## Data for this task
════════

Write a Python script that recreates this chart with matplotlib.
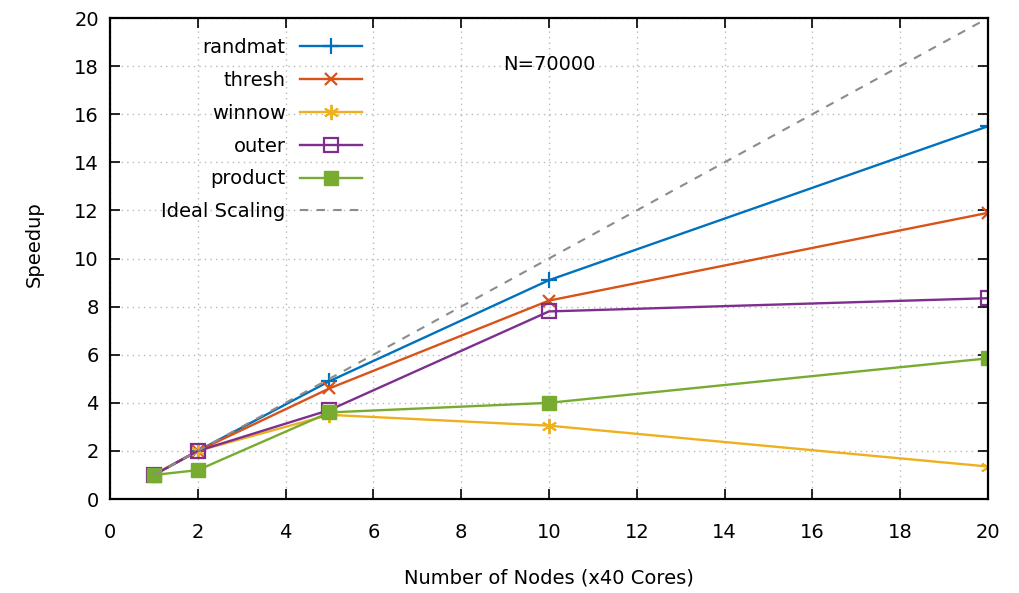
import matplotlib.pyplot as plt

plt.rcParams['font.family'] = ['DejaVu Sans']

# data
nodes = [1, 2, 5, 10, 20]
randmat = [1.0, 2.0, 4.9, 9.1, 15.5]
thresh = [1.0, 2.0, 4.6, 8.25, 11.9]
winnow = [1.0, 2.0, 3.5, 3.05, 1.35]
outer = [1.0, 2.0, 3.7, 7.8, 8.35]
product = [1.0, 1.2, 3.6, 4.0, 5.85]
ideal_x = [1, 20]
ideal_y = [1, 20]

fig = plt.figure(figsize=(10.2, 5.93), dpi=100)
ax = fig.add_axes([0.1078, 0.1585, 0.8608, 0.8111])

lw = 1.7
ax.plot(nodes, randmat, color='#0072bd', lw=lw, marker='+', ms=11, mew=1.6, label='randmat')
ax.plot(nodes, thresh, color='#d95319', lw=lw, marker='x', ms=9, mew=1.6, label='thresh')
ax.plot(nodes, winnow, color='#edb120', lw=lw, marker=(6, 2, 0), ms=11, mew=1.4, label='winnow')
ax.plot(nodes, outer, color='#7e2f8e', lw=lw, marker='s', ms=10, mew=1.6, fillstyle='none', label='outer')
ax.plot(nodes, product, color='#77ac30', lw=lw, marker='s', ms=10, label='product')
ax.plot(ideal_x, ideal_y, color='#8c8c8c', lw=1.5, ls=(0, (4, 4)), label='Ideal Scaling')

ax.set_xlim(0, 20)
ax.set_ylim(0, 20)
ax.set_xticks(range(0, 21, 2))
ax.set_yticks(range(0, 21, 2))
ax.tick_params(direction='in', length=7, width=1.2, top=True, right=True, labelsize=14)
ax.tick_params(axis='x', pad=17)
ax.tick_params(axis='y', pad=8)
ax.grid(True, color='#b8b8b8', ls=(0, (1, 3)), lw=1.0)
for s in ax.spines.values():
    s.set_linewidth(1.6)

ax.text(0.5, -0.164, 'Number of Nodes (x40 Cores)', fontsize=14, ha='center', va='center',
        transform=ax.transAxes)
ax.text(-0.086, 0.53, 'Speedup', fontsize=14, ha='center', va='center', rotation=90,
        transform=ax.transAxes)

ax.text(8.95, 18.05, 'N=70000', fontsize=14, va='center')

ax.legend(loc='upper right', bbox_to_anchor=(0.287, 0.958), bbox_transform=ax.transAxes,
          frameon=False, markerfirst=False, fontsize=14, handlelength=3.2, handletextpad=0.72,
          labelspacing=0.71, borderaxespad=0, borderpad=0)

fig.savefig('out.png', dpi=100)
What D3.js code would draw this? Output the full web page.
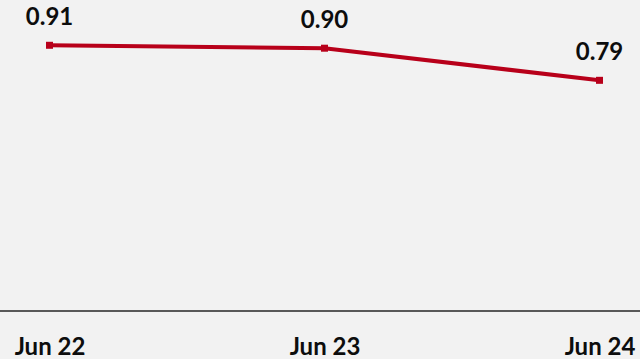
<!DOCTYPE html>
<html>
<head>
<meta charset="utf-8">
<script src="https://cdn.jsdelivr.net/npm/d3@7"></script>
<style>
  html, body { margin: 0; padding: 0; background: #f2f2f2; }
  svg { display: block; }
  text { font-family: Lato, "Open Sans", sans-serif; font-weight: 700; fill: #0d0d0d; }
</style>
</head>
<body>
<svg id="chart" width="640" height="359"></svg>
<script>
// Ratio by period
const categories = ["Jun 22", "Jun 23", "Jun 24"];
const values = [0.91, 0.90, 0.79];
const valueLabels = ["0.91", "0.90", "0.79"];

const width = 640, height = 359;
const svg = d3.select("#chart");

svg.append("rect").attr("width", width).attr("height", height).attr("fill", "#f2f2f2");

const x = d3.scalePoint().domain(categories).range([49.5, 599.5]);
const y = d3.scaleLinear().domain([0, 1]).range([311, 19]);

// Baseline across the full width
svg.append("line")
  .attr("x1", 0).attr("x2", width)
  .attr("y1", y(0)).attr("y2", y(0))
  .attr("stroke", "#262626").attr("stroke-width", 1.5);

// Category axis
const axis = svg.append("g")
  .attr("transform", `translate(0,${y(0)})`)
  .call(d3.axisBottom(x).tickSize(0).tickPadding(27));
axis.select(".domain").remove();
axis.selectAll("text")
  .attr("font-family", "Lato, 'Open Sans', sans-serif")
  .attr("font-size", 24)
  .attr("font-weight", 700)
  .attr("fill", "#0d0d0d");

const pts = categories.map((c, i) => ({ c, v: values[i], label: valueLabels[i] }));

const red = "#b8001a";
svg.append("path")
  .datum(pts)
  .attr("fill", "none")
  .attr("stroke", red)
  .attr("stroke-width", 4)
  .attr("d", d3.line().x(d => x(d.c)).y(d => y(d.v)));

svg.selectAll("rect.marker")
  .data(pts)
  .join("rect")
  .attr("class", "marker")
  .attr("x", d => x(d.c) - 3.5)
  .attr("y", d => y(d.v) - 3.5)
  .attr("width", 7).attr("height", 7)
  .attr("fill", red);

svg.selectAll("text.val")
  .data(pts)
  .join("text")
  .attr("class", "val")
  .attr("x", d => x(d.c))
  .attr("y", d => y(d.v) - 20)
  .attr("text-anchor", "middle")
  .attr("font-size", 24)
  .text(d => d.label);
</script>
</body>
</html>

════════

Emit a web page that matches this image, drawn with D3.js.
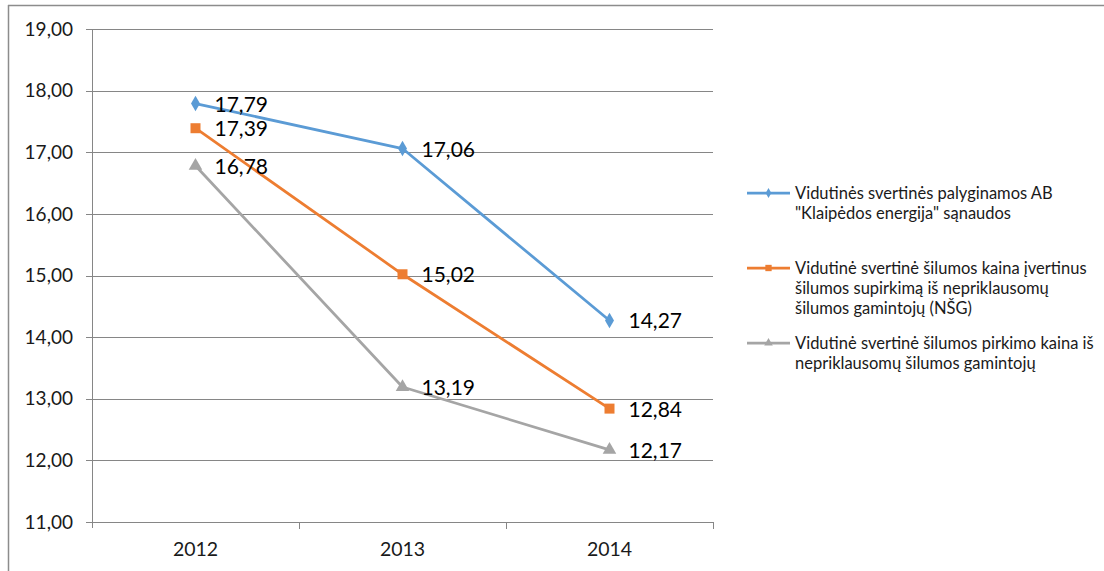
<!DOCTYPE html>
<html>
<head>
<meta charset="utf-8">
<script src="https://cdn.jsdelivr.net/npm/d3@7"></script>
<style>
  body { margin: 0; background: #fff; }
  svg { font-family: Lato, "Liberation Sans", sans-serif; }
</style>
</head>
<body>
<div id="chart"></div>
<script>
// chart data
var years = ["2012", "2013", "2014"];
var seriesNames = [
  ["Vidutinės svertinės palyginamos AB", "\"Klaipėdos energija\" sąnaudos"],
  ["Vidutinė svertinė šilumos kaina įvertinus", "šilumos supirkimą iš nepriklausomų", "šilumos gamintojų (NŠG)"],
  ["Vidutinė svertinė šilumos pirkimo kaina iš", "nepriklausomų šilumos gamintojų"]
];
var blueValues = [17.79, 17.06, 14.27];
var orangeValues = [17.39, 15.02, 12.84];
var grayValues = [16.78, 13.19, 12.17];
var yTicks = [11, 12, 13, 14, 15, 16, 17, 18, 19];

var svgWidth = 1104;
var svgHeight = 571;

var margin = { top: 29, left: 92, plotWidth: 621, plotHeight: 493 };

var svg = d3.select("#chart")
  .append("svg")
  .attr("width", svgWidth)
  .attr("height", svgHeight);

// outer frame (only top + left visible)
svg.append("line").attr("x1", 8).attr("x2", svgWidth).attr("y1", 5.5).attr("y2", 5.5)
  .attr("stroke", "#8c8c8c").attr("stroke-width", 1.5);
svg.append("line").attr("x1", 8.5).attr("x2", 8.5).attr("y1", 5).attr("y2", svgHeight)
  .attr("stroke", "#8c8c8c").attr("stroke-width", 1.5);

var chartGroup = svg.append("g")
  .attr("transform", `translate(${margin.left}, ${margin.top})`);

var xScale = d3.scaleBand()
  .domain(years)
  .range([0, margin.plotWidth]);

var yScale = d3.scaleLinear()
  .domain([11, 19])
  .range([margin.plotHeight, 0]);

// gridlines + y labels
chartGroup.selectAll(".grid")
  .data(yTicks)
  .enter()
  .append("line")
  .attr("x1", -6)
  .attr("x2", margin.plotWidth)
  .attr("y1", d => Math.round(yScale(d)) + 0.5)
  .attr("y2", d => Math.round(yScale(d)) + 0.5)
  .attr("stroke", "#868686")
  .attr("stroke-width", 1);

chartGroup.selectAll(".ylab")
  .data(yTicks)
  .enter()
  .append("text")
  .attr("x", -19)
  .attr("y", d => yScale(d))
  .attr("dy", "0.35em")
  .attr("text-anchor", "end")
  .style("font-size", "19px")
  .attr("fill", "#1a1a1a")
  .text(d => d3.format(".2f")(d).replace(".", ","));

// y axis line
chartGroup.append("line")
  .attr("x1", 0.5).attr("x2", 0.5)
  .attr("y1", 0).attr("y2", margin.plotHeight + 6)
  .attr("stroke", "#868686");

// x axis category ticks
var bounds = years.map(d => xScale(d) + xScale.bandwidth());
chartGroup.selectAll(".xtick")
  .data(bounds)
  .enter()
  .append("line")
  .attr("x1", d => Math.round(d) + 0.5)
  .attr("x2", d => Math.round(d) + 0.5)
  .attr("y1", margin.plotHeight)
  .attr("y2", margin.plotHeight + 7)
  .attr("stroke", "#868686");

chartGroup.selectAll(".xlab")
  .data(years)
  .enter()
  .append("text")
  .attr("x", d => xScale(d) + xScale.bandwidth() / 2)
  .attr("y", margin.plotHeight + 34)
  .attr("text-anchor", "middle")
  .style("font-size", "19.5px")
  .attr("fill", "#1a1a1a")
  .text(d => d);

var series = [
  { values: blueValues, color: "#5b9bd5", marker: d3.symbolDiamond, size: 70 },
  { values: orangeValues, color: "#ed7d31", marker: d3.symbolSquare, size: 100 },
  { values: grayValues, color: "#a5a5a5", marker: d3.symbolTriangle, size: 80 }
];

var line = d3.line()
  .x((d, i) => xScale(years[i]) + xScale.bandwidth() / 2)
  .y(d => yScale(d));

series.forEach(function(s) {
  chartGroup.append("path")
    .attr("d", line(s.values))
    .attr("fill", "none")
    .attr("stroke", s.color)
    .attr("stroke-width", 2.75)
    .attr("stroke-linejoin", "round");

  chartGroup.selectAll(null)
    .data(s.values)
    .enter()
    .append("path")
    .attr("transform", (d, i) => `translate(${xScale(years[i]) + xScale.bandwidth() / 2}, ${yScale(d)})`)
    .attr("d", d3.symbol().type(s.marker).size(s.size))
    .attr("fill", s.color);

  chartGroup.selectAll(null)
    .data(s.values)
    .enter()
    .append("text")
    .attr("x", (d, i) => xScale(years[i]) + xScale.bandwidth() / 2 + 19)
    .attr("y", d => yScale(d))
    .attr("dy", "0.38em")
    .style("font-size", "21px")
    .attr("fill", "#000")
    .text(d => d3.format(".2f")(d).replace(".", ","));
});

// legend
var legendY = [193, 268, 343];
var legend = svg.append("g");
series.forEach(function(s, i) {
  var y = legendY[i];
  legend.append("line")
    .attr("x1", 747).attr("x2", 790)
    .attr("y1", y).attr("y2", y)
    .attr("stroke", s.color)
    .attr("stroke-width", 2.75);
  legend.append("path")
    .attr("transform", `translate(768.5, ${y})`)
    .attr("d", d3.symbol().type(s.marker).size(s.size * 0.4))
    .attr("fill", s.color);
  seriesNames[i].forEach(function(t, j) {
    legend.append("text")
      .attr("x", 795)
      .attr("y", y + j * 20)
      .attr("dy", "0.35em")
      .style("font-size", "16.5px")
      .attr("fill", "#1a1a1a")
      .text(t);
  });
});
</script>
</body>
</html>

════════

Using the listing, copy every line where the word "matplotlib" shows up.

## Written solution
Write a Python script that recreates this chart with matplotlib.
import matplotlib.pyplot as plt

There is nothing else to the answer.